Friday, June 22, 2018

Mountain Bluebirds at Mesa Verde National Park (with bonus babies!)


I love the color blue, and I really can't resist that color in birds. Scrub Jays, Great Blue Herons, Western Bluebirds, Stellar's Jays, I love them all. There's one that is common enough, but I'm not in the right place to see them often, so it feels special when I get the chance. It's the Mountain Bluebird (Sialia currucoides). They've been seen tantalizingly close to my stretch of the Tuolumne River, but I've only seen them up in the mountains, specifically in Tuolumne Meadows.

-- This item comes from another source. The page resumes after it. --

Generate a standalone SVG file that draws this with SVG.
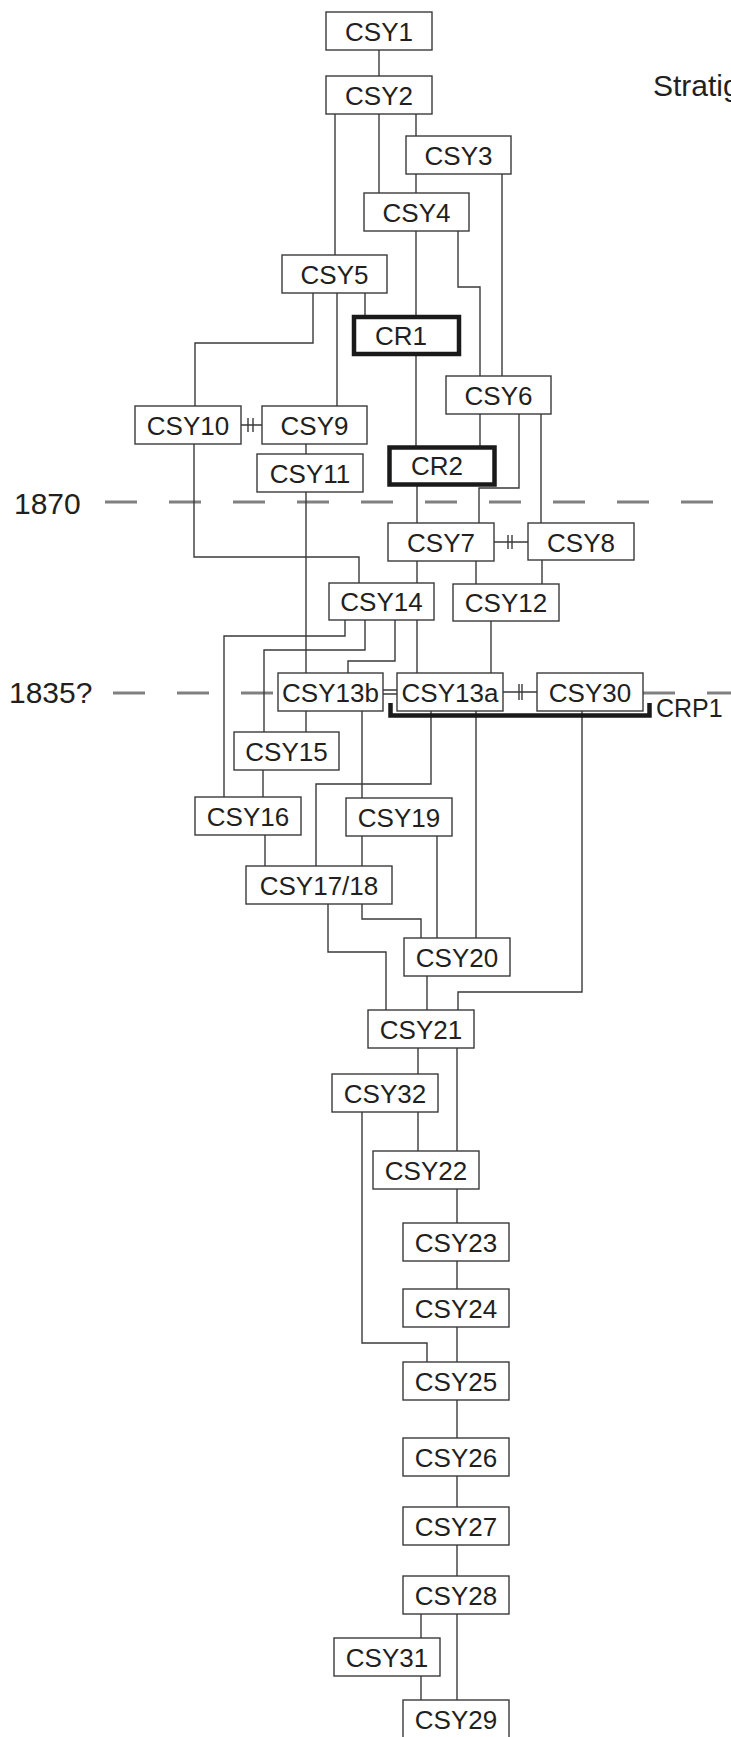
<svg xmlns="http://www.w3.org/2000/svg" width="731" height="1737" viewBox="0 0 731 1737">
<style>
.bg{fill:#ffffff}
.box rect{fill:#ffffff;stroke:#3a3a3a;stroke-width:1.4}
.box.thick rect{stroke:#1a1a1a;stroke-width:4.5}
.box text{font-family:"Liberation Sans",Arial,sans-serif;font-size:26px;fill:#231f20;text-anchor:middle}
#connectors path{fill:none;stroke:#3a3a3a;stroke-width:1.4}
.dash{fill:none;stroke:#808080;stroke-width:3;stroke-dasharray:32 32}
.lbl{font-family:"Liberation Sans",Arial,sans-serif;font-size:30px;fill:#231f20}
.bracket{fill:none;stroke:#1a1a1a;stroke-width:4.5}
</style>
<rect class="bg" x="0" y="0" width="731" height="1737"/>
<g id="dates">
<path class="dash" d="M105 502 H713"/>
<text class="lbl" x="14" y="514">1870</text>
<path class="dash" d="M113 693 H278"/>
<path class="dash" d="M643 693 H731"/>
<text class="lbl" x="9" y="703">1835?</text>
<text class="lbl" x="653" y="95.5">Stratig</text>
</g>
<g id="connectors">
<path d="M379 50 V76"/>
<path d="M335 114 V255"/>
<path d="M379 114 V193"/>
<path d="M416 114 V136"/>
<path d="M416 174 V193"/>
<path d="M502 174 V376"/>
<path d="M416 231 V317"/>
<path d="M458 231 V287 H480 V376"/>
<path d="M313 293 V343 H195 V406"/>
<path d="M337 293 V406"/>
<path d="M365 293 V317"/>
<path d="M416 354 V447"/>
<path d="M480 414 V447"/>
<path d="M519 414 V488 H479 V523"/>
<path d="M541 414 V523"/>
<path d="M417 485 V523"/>
<path d="M241 425 H262 M248 418 V432 M253 418 V432"/>
<path d="M306 444 V454"/>
<path d="M194 444 V557 H359 V583"/>
<path d="M306 492 V673"/>
<path d="M494 542 H528 M508 535 V549 M512 535 V549"/>
<path d="M417 561 V583"/>
<path d="M476 561 V584"/>
<path d="M542 560 V584"/>
<path d="M345 620 V636 H224 V797"/>
<path d="M365 620 V650 H264 V732"/>
<path d="M395 620 V661 H348 V673"/>
<path d="M417 620 V673"/>
<path d="M491 621 V673"/>
<path d="M383 690 H397 M383 694 H397"/>
<path d="M503 692 H537 M519 684 V700 M522 684 V700"/>
<path d="M306 711 V732"/>
<path d="M362 711 V798"/>
<path d="M431 711 V784 H316 V866"/>
<path d="M476 711 V938"/>
<path d="M582 711 V992 H458 V1010"/>
<path d="M263 770 V797"/>
<path d="M265 835 V866"/>
<path d="M362 836 V866"/>
<path d="M437 836 V938"/>
<path d="M328 904 V952 H386 V1010"/>
<path d="M362 904 V919 H421 V938"/>
<path d="M427 976 V1010"/>
<path d="M418 1048 V1074"/>
<path d="M457 1048 V1151"/>
<path d="M418 1112 V1151"/>
<path d="M362 1112 V1343 H427 V1362"/>
<path d="M457 1189 V1223"/>
<path d="M457 1261 V1289"/>
<path d="M457 1327 V1362"/>
<path d="M457 1400 V1438"/>
<path d="M457 1476 V1507"/>
<path d="M457 1545 V1576"/>
<path d="M421 1614 V1638"/>
<path d="M457 1614 V1700"/>
<path d="M421 1676 V1700"/>
</g>
<g id="CSY1" class="box"><rect x="326" y="12" width="106" height="38"/><text x="379" y="41">CSY1</text></g>
<g id="CSY2" class="box"><rect x="326" y="76" width="106" height="38"/><text x="379" y="105">CSY2</text></g>
<g id="CSY3" class="box"><rect x="406" y="136" width="105" height="38"/><text x="458.5" y="165">CSY3</text></g>
<g id="CSY4" class="box"><rect x="364" y="193" width="105" height="38"/><text x="416.5" y="222">CSY4</text></g>
<g id="CSY5" class="box"><rect x="282" y="255" width="105" height="38"/><text x="334.5" y="284">CSY5</text></g>
<g id="CR1" class="box thick"><rect x="354" y="317" width="105" height="37"/><text x="401" y="345">CR1</text></g>
<g id="CSY6" class="box"><rect x="446" y="376" width="105" height="38"/><text x="498.5" y="405">CSY6</text></g>
<g id="CSY10" class="box"><rect x="135" y="406" width="106" height="38"/><text x="188" y="435">CSY10</text></g>
<g id="CSY9" class="box"><rect x="262" y="406" width="105" height="38"/><text x="314.5" y="435">CSY9</text></g>
<g id="CSY11" class="box"><rect x="257" y="454" width="106" height="38"/><text x="310" y="483">CSY11</text></g>
<g id="CR2" class="box thick"><rect x="389.5" y="447.5" width="105" height="37"/><text x="437" y="475">CR2</text></g>
<g id="CSY7" class="box"><rect x="388" y="523" width="106" height="38"/><text x="441" y="552">CSY7</text></g>
<g id="CSY8" class="box"><rect x="528" y="523" width="106" height="37"/><text x="581" y="552">CSY8</text></g>
<g id="CSY14" class="box"><rect x="329" y="583" width="105" height="37"/><text x="381.5" y="611">CSY14</text></g>
<g id="CSY12" class="box"><rect x="453" y="584" width="106" height="37"/><text x="506" y="612">CSY12</text></g>
<g id="CSY13b" class="box"><rect x="278" y="673" width="105" height="38"/><text x="330.5" y="702">CSY13b</text></g>
<g id="CSY13a" class="box"><rect x="397" y="673" width="106" height="38"/><text x="450" y="702">CSY13a</text></g>
<g id="CSY30" class="box"><rect x="537" y="673" width="106" height="38"/><text x="590" y="702">CSY30</text></g>
<g id="CRP1">
<path class="bracket" d="M390.5 703 V715.5 H649.5 V703"/>
<text class="lbl" x="656" y="717" style="font-size:25px">CRP1</text>
</g>
<g id="CSY15" class="box"><rect x="234" y="732" width="105" height="38"/><text x="286.5" y="761">CSY15</text></g>
<g id="CSY16" class="box"><rect x="195" y="797" width="106" height="38"/><text x="248" y="826">CSY16</text></g>
<g id="CSY19" class="box"><rect x="346" y="798" width="106" height="38"/><text x="399" y="827">CSY19</text></g>
<g id="CSY17_18" class="box"><rect x="246" y="866" width="146" height="38"/><text x="319" y="895">CSY17/18</text></g>
<g id="CSY20" class="box"><rect x="404" y="938" width="106" height="38"/><text x="457" y="967">CSY20</text></g>
<g id="CSY21" class="box"><rect x="368" y="1010" width="106" height="38"/><text x="421" y="1039">CSY21</text></g>
<g id="CSY32" class="box"><rect x="332" y="1074" width="106" height="38"/><text x="385" y="1103">CSY32</text></g>
<g id="CSY22" class="box"><rect x="373" y="1151" width="106" height="38"/><text x="426" y="1180">CSY22</text></g>
<g id="CSY23" class="box"><rect x="403" y="1223" width="106" height="38"/><text x="456" y="1252">CSY23</text></g>
<g id="CSY24" class="box"><rect x="403" y="1289" width="106" height="38"/><text x="456" y="1318">CSY24</text></g>
<g id="CSY25" class="box"><rect x="403" y="1362" width="106" height="38"/><text x="456" y="1391">CSY25</text></g>
<g id="CSY26" class="box"><rect x="403" y="1438" width="106" height="38"/><text x="456" y="1467">CSY26</text></g>
<g id="CSY27" class="box"><rect x="403" y="1507" width="106" height="38"/><text x="456" y="1536">CSY27</text></g>
<g id="CSY28" class="box"><rect x="403" y="1576" width="106" height="38"/><text x="456" y="1605">CSY28</text></g>
<g id="CSY31" class="box"><rect x="334" y="1638" width="106" height="38"/><text x="387" y="1667">CSY31</text></g>
<g id="CSY29" class="box"><rect x="403" y="1700" width="106" height="38"/><text x="456" y="1729">CSY29</text></g>
</svg>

These birds were hanging out two weeks ago in our campsite at Morefield Village in Mesa Verde National Park. I recognized them as fledgling bluebirds but I was not sure of which kind until I saw them chasing poppa around the campsite (the females are far less colorful). I didn't get a shot of their faces, but I did get this one shot of parent and baby together.

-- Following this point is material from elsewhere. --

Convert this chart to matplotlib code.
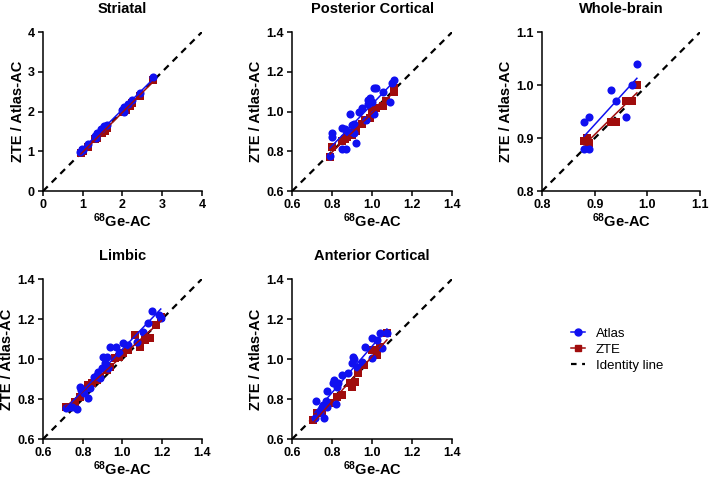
import matplotlib
matplotlib.use('Agg')
import matplotlib.pyplot as plt
from matplotlib.lines import Line2D
import numpy as np

plt.rcParams['font.family'] = ['Liberation Sans', 'DejaVu Sans']
plt.rcParams['mathtext.fontset'] = 'custom'
plt.rcParams['mathtext.bf'] = 'Liberation Sans:bold'
plt.rcParams['mathtext.rm'] = 'Liberation Sans:bold'
plt.rcParams['mathtext.default'] = 'bf'

# Striatal
str_atlas_x = [0.94, 0.98, 1.00, 1.12, 1.30, 1.33, 1.36, 1.45, 1.53, 1.61, 2.00, 2.03, 2.05, 2.15, 2.24, 2.43, 2.78]
str_atlas_y = [0.99, 1.07, 1.03, 1.18, 1.38, 1.34, 1.45, 1.55, 1.64, 1.66, 2.05, 2.00, 2.12, 2.20, 2.29, 2.46, 2.86]
str_zte_x = [0.95, 1.00, 1.13, 1.30, 1.35, 1.48, 1.55, 1.62, 2.02, 2.08, 2.18, 2.25, 2.45, 2.76]
str_zte_y = [0.95, 1.00, 1.10, 1.30, 1.33, 1.45, 1.52, 1.60, 1.98, 2.05, 2.15, 2.22, 2.40, 2.80]

# Posterior Cortical
pc_atlas_x = [0.79, 0.80, 0.80, 0.85, 0.85, 0.87, 0.866, 0.887, 0.877, 0.90, 0.91, 0.92, 0.91, 0.932, 0.95,
              0.97, 0.98, 0.99, 0.98, 1.00, 1.01, 1.02, 1.01, 1.055, 1.09, 1.11, 1.10]
pc_atlas_y = [0.776, 0.89, 0.873, 0.92, 0.81, 0.81, 0.915, 0.99, 0.898, 0.932, 0.94, 0.84, 0.89, 1.00, 1.02,
              0.96, 1.06, 1.066, 1.04, 1.05, 1.117, 1.12, 0.99, 1.10, 1.05, 1.16, 1.145]
pc_zte_x = [0.79, 0.80, 0.85, 0.865, 0.875, 0.88, 0.90, 0.92, 0.95, 0.965, 0.99, 1.00, 1.02, 1.055, 1.07, 1.11, 1.11]
pc_zte_y = [0.77, 0.82, 0.85, 0.86, 0.87, 0.89, 0.88, 0.90, 0.94, 0.956, 0.97, 1.005, 1.02, 1.03, 1.055, 1.10, 1.117]

# Whole-brain
wb_atlas_x = [0.88, 0.89, 0.88, 0.89, 0.93, 0.94, 0.96, 0.97, 0.98]
wb_atlas_y = [0.93, 0.94, 0.88, 0.88, 0.99, 0.97, 0.94, 1.00, 1.04]
wb_zte_x = [0.88, 0.885, 0.89, 0.93, 0.94, 0.96, 0.97, 0.98]
wb_zte_y = [0.895, 0.90, 0.89, 0.93, 0.93, 0.97, 0.97, 1.00]

# Limbic
lim_atlas_x = [0.714, 0.729, 0.745, 0.77, 0.787, 0.792, 0.804, 0.829, 0.837, 0.859, 0.87, 0.879, 0.887, 0.896,
               0.904, 0.913, 0.921, 0.929, 0.937, 0.967, 0.984, 1.004, 1.029, 1.071, 1.104, 1.129, 1.149,
               1.184, 1.193]
lim_atlas_y = [0.753, 0.762, 0.762, 0.75, 0.862, 0.845, 0.828, 0.803, 0.853, 0.912, 0.92, 0.937, 0.903, 0.953,
               1.012, 0.978, 1.012, 0.953, 1.062, 1.062, 1.028, 1.078, 1.07, 1.083, 1.137, 1.178, 1.242,
               1.22, 1.203]
lim_zte_x = [0.714, 0.762, 0.787, 0.804, 0.824, 0.846, 0.871, 0.887, 0.921, 0.937, 0.962, 0.984, 1.004, 1.029,
             1.062, 1.088, 1.113, 1.138, 1.171, 1.196]
lim_zte_y = [0.762, 0.787, 0.812, 0.845, 0.87, 0.878, 0.895, 0.912, 0.945, 0.962, 1.003, 1.012, 1.028, 1.045,
             1.12, 1.062, 1.095, 1.103, 1.17, 1.212]

# Anterior Cortical
ac_atlas_x = [0.714, 0.719, 0.739, 0.747, 0.756, 0.761, 0.769, 0.772, 0.772, 0.806, 0.811, 0.819, 0.823, 0.831,
              0.848, 0.881, 0.897, 0.906, 0.910, 0.923, 0.948, 0.965, 0.998, 0.998, 1.023, 1.04, 1.048, 1.074]
ac_atlas_y = [0.703, 0.79, 0.737, 0.762, 0.77, 0.703, 0.792, 0.842, 0.762, 0.878, 0.895, 0.775, 0.862, 0.878,
              0.92, 0.928, 0.978, 1.012, 0.998, 0.962, 0.987, 1.062, 1.003, 1.103, 1.095, 1.128, 1.053, 1.128]
ac_zte_x = [0.705, 0.725, 0.747, 0.789, 0.823, 0.848, 0.890, 0.898, 0.915, 0.931, 0.957, 0.998, 1.023, 1.04, 1.074]
ac_zte_y = [0.695, 0.728, 0.737, 0.778, 0.812, 0.82, 0.878, 0.862, 0.887, 0.928, 0.97, 1.045, 1.02, 1.062, 1.128]

panels = [
    ('Striatal', str_atlas_x, str_atlas_y, str_zte_x, str_zte_y, (0, 4), [0, 1, 2, 3, 4], '%d'),
    ('Posterior Cortical', pc_atlas_x, pc_atlas_y, pc_zte_x, pc_zte_y, (0.6, 1.4), [0.6, 0.8, 1.0, 1.2, 1.4], '%.1f'),
    ('Whole-brain', wb_atlas_x, wb_atlas_y, wb_zte_x, wb_zte_y, (0.8, 1.1), [0.8, 0.9, 1.0, 1.1], '%.1f'),
    ('Limbic', lim_atlas_x, lim_atlas_y, lim_zte_x, lim_zte_y, (0.6, 1.4), [0.6, 0.8, 1.0, 1.2, 1.4], '%.1f'),
    ('Anterior Cortical', ac_atlas_x, ac_atlas_y, ac_zte_x, ac_zte_y, (0.6, 1.4), [0.6, 0.8, 1.0, 1.2, 1.4], '%.1f'),
]

positions = [
    [0.0607, 0.601, 0.224, 0.332],
    [0.412, 0.601, 0.2257, 0.332],
    [0.7645, 0.601, 0.223, 0.332],
    [0.0607, 0.0835, 0.224, 0.334],
    [0.412, 0.0835, 0.2257, 0.334],
]

blue = '#1010f0'
red = '#a00c0c'

fig = plt.figure(figsize=(7.09, 4.79), dpi=100)

for pos, (title, ax_x, ax_y, zx, zy, lim, ticks, fmt) in zip(positions, panels):
    ax = fig.add_axes(pos)
    ax.plot(lim, lim, color='black', linestyle=(0, (3, 2.5)), linewidth=1.6, zorder=1)
    ax.scatter(zx, zy, marker='s', s=38, color=red, zorder=3, linewidths=0)
    ax.scatter(ax_x, ax_y, marker='o', s=34, color=blue, zorder=4, linewidths=0)
    # regression lines
    for xs, ys, c in [(zx, zy, red), (ax_x, ax_y, blue)]:
        k, b = np.polyfit(xs, ys, 1)
        xx = np.array([min(xs), max(xs)])
        ax.plot(xx, k * xx + b, color=c, linewidth=1.1, zorder=5)
    ax.set_xlim(lim)
    ax.set_ylim(lim)
    ax.set_xticks(ticks)
    ax.set_yticks(ticks)
    ax.set_xticklabels([fmt % t for t in ticks])
    ax.set_yticklabels([fmt % t for t in ticks])
    for s in ['top', 'right']:
        ax.spines[s].set_visible(False)
    for s in ['left', 'bottom']:
        ax.spines[s].set_linewidth(1.1)
    ax.tick_params(direction='out', length=3.5, width=1.1, labelsize=9, pad=2.5)
    for lbl in ax.get_xticklabels() + ax.get_yticklabels():
        lbl.set_fontweight('bold')
    ax.set_title(title, fontsize=10.5, fontweight='bold', pad=14)
    ax.set_xlabel(r'$^{68}$Ge-AC', fontsize=10.5, fontweight='bold', labelpad=0)
    ax.set_ylabel('ZTE / Atlas-AC', fontsize=10.5, fontweight='bold', labelpad=2)
    ax.patch.set_visible(False)

handles = [
    Line2D([], [], color=blue, marker='o', markersize=5, linewidth=1.1),
    Line2D([], [], color=red, marker='s', markersize=5, linewidth=1.1),
    Line2D([], [], color='black', linestyle=(0, (2.5, 2.5)), linewidth=1.6),
]
fig.legend(handles, ['Atlas', 'ZTE', 'Identity line'], loc='center left',
           bbox_to_anchor=(0.788, 0.27), frameon=False, fontsize=9.5, handlelength=1.1,
           handletextpad=0.8, labelspacing=0.3)

fig.savefig('out.png', dpi=100)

Mesa Verde National Park is famous for the ruins of the Ancestral Puebloan people that are common in the alcoves and mesa tops. The protection of the archaeological resources actually provides for the protection of the bird life and other animals as well, since people are not allowed to roam freely around the park. They are allowed only in specific areas leaving large parts of the ecosystem intact and undisturbed (aside from the all-too-often wildfires).